METABOLIC STUDIES OF CREATINE ANALOGUES; ATP-SPARING DURING ISCHEMIA IN HEART AND SKELETAL MUSCLE OF CHICKS FED CYCLOCREATINE
TURNER, DAVID M.
Doctor of Philosophy
Several embryonic tissues were utilized in the study of creatine analogues. Creatine analogues were taken up and phosphorylated by incubated chick embryo muscle, skin, and heart, in addition to the previously studied chick embryo brain. Accumulated phosphagen was utilized during insult by ischemia or by the addition of various inhibitory compounds to media containing chick embryonic tissues.

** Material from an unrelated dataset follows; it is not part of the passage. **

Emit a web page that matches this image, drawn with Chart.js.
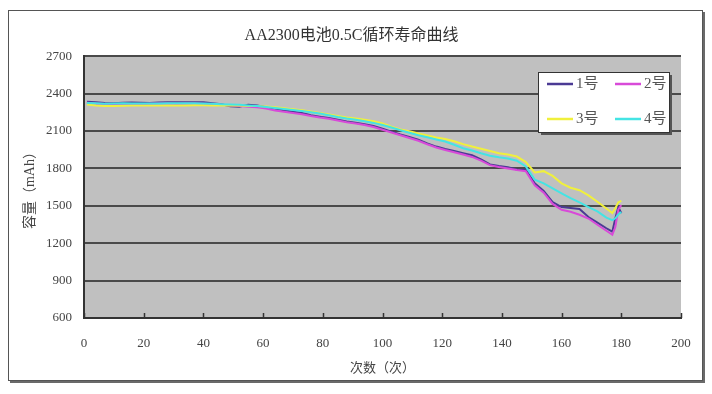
<!DOCTYPE html>
<html>
<head>
<meta charset="utf-8">
<script src="https://cdn.jsdelivr.net/npm/chart.js@4.4.0/dist/chart.umd.min.js"></script>
<style>
  html, body { margin: 0; padding: 0; background: #fff; }
  #wrap { width: 712px; height: 394px; }
</style>
</head>
<body>
<div id="wrap"><canvas id="myChart" width="712" height="394"></canvas></div>
<script>
// cycle numbers where capacity was read
const cycles = [1, 4, 7, 10, 13, 16, 19, 22, 25, 28,
  31, 34, 37, 40, 43, 46, 49, 52, 55, 58,
  61, 64, 67, 70, 73, 76, 79, 82, 85, 88,
  91, 94, 97, 100, 103, 106, 109, 112, 115, 118,
  121, 124, 127, 130, 133, 136, 139, 142, 145, 148,
  151, 154, 157, 160, 163, 166, 169, 172, 175, 177,
  178, 179, 180];

// capacity (mAh) per cell
const cap1 = [2335, 2330, 2325, 2322, 2326, 2328, 2326, 2325, 2328, 2330,
  2331, 2330, 2330, 2330, 2322, 2315, 2298, 2295, 2310, 2304,
  2290, 2280, 2266, 2254, 2244, 2226, 2215, 2204, 2190, 2176,
  2166, 2155, 2140, 2118, 2094, 2072, 2052, 2030, 2000, 1975,
  1955, 1940, 1922, 1905, 1872, 1832, 1820, 1810, 1792, 1790,
  1680, 1620, 1530, 1490, 1482, 1475, 1410, 1365, 1320, 1292,
  1400, 1490, 1440];
const cap2 = [2326, 2320, 2316, 2312, 2310, 2312, 2315, 2318, 2320, 2320,
  2318, 2320, 2320, 2318, 2314, 2310, 2304, 2300, 2295, 2290,
  2280, 2264, 2254, 2244, 2234, 2220, 2208, 2198, 2184, 2170,
  2160, 2148, 2132, 2110, 2088, 2066, 2044, 2022, 1994, 1968,
  1948, 1930, 1912, 1892, 1862, 1826, 1812, 1800, 1788, 1778,
  1665, 1605, 1515, 1468, 1452, 1428, 1398, 1348, 1300, 1268,
  1330, 1470, 1505];
const cap3 = [2312, 2305, 2300, 2300, 2302, 2305, 2305, 2305, 2305, 2305,
  2305, 2305, 2306, 2306, 2305, 2305, 2305, 2304, 2300, 2300,
  2296, 2290, 2282, 2275, 2266, 2256, 2245, 2232, 2220, 2208,
  2200, 2190, 2178, 2160, 2135, 2112, 2098, 2080, 2064, 2048,
  2036, 2018, 1995, 1975, 1958, 1940, 1922, 1912, 1895, 1852,
  1768, 1778, 1740, 1680, 1645, 1625, 1584, 1532, 1478, 1442,
  1480, 1528, 1540];
const cap4 = [2325, 2322, 2318, 2320, 2322, 2320, 2320, 2320, 2320, 2322,
  2322, 2322, 2322, 2320, 2318, 2315, 2312, 2310, 2305, 2300,
  2292, 2285, 2276, 2268, 2260, 2250, 2240, 2226, 2212, 2200,
  2190, 2178, 2165, 2148, 2128, 2106, 2086, 2066, 2050, 2032,
  2016, 1990, 1962, 1944, 1922, 1902, 1890, 1880, 1862, 1815,
  1710, 1680, 1640, 1600, 1562, 1528, 1490, 1455, 1405, 1385,
  1400, 1430, 1450];

const seriesNames = ['1号', '2号', '3号', '4号'];
const seriesColors = ['#4b3a94', '#d84ad8', '#f0f03c', '#44e4e4'];
const seriesData = [cap1, cap2, cap3, cap4];

const fontFamily = "'Liberation Serif', 'Noto Sans CJK SC', serif";
Chart.defaults.font.family = fontFamily;
Chart.defaults.color = '#444';

// white page, outer frame and grey plot area
const framePlugin = {
  id: 'frame',
  beforeDraw(chart) {
    const ctx = chart.ctx;
    const a = chart.chartArea;
    ctx.save();
    ctx.fillStyle = '#fff';
    ctx.fillRect(0, 0, chart.width, chart.height);
    ctx.fillStyle = '#6a6a6a';
    ctx.fillRect(10, 12, 695, 371);
    ctx.fillStyle = '#fff';
    ctx.fillRect(8, 10, 694, 370);
    ctx.strokeStyle = '#555';
    ctx.lineWidth = 1;
    ctx.strokeRect(8.5, 10.5, 694, 370);
    ctx.fillStyle = '#c0c0c0';
    ctx.fillRect(a.left, a.top, a.right - a.left, a.bottom - a.top);
    ctx.restore();
  },
  afterDraw(chart) {
    const ctx = chart.ctx;
    const a = chart.chartArea;
    const xs = chart.scales.x;
    ctx.save();
    // inward tick marks on the x axis
    ctx.strokeStyle = '#333';
    ctx.lineWidth = 1.5;
    xs.ticks.forEach(t => {
      const px = Math.round(xs.getPixelForValue(t.value)) + 0.5;
      ctx.beginPath();
      ctx.moveTo(px, a.bottom);
      ctx.lineTo(px, a.bottom - 5);
      ctx.stroke();
    });
    // legend box (2 x 2)
    const bx = 538, by = 72, bw = 131, bh = 60;
    ctx.fillStyle = '#555';
    ctx.fillRect(bx + 3, by + 3, bw, bh);
    ctx.fillStyle = '#fff';
    ctx.fillRect(bx, by, bw, bh);
    ctx.strokeStyle = '#333';
    ctx.lineWidth = 1;
    ctx.strokeRect(bx + 0.5, by + 0.5, bw, bh);
    ctx.font = '15px ' + fontFamily;
    ctx.textBaseline = 'middle';
    chart.data.datasets.forEach((ds, i) => {
      const x0 = bx + 9 + (i % 2) * 68;
      const y0 = by + 12 + Math.floor(i / 2) * 35;
      ctx.strokeStyle = ds.borderColor;
      ctx.lineWidth = 2.5;
      ctx.beginPath();
      ctx.moveTo(x0, y0);
      ctx.lineTo(x0 + 26, y0);
      ctx.stroke();
      ctx.fillStyle = '#555';
      ctx.fillText(ds.label, x0 + 29, y0);
    });
    ctx.restore();
  }
};

const datasets = seriesNames.map((name, i) => ({
  label: name,
  data: cycles.map((c, j) => ({ x: c, y: seriesData[i][j] })),
  borderColor: seriesColors[i],
  backgroundColor: seriesColors[i],
  borderWidth: 2,
  pointRadius: 0,
  tension: 0,
  order: 4 - i
}));

new Chart(document.getElementById('myChart'), {
  type: 'line',
  data: { datasets: datasets },
  plugins: [framePlugin],
  options: {
    responsive: false,
    animation: false,
    devicePixelRatio: 1,
    layout: { padding: { left: 22, right: 31, top: 0, bottom: 14 } },
    plugins: {
      legend: { display: false },
      tooltip: { enabled: false },
      title: {
        display: true,
        text: 'AA2300电池0.5C循环寿命曲线',
        color: '#333',
        font: { size: 16, weight: 'normal' },
        padding: { top: 26, bottom: 11 }
      }
    },
    scales: {
      x: {
        type: 'linear',
        min: 0,
        max: 200,
        ticks: { stepSize: 20, padding: 18, maxRotation: 0, autoSkip: false, font: { size: 13 } },
        grid: { display: false, drawTicks: false },
        border: { display: true, color: '#333', width: 2 },
        title: { display: true, text: '次数（次）', color: '#444', font: { size: 13 }, padding: { top: 0, bottom: 4 } },
        afterFit(scale) { scale.height = 62; }
      },
      y: {
        min: 600,
        max: 2700,
        ticks: { stepSize: 300, padding: 12, font: { size: 13 }, callback: v => String(v) },
        grid: { color: '#4a4a4a', lineWidth: 2, drawTicks: false },
        border: { display: true, color: '#333', width: 2 },
        title: { display: true, text: '容量（mAh）', color: '#444', font: { size: 14 }, padding: { top: 0, bottom: 8 } },
        afterFit(scale) { scale.width = 62; }
      }
    }
  }
});
</script>
</body>
</html>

Resynthesis of the phosphagen, upon cessation of insult and return of the tissues to the incubation media, usually occurred. The enzyme arginine:glycine amidinotransferase was partially purified for the first time from liver. Through the use of several chromatographic techniques a 160-fold purification of the enzyme was achieved from chick liver. Hearts of chicks fed 1-carboxymethyl-2-iminoimidazolidine (cyclocreatine) accumulated 15 (mu)mol/g wet weight of cyclocreatine-P and had glycogen levels elevated three-fold relative to controls. During total ischemia in vitro, cyclocreatine-P was utilized by heart for resynthesis of ATP, glycolysis was greatly prolonged and depletion of both ATP and total adenylate pools was delayed two to five-fold relative to controls. Feeding of a second analogue, 1-carboxyethyl-2-iminoimidazolidine (homocyclocreatine) resulted in the accumulation of homocyclocreatine-P in the heart and a tripling of the glycogen levels. During ischemia, homocyclocreatine-P was only slightly utilized, glycolysis was prolonged, and most importantly, no delay in depletion of ATP levels was observed relative to controls. Feeding of creatine resulted in a doubling of creatine levels in the heart but no delay of ATP depletion during ischemia relative to controls. Maximal conservation of ATP and total adenylates in the heart during ischemia required, in addition to adequate glycogen reserves, a phosphagen which is both kinetically and thermodynamically competent to buffer ATP/ADP during the later stages of ischemia; that is, cyclocreatine-P. Breast muscle of chicks fed cyclocreatine demonstrated a decreased rate of depletion of glycogen upon exposure to the (beta)-adrenergic-agonist, isoproterenol, relative to controls. In addition, during ischemia following exposure to isoproterenol, breast muscle from cyclocreatine-fed chicks was protected against depletion of ATP, with ATP levels remaining 6-fold elevated after 2 hours of ischemia relative to controls. A correlation was demonstrated between total cyclocreatine accumulated and sparing of ATP during ischemia.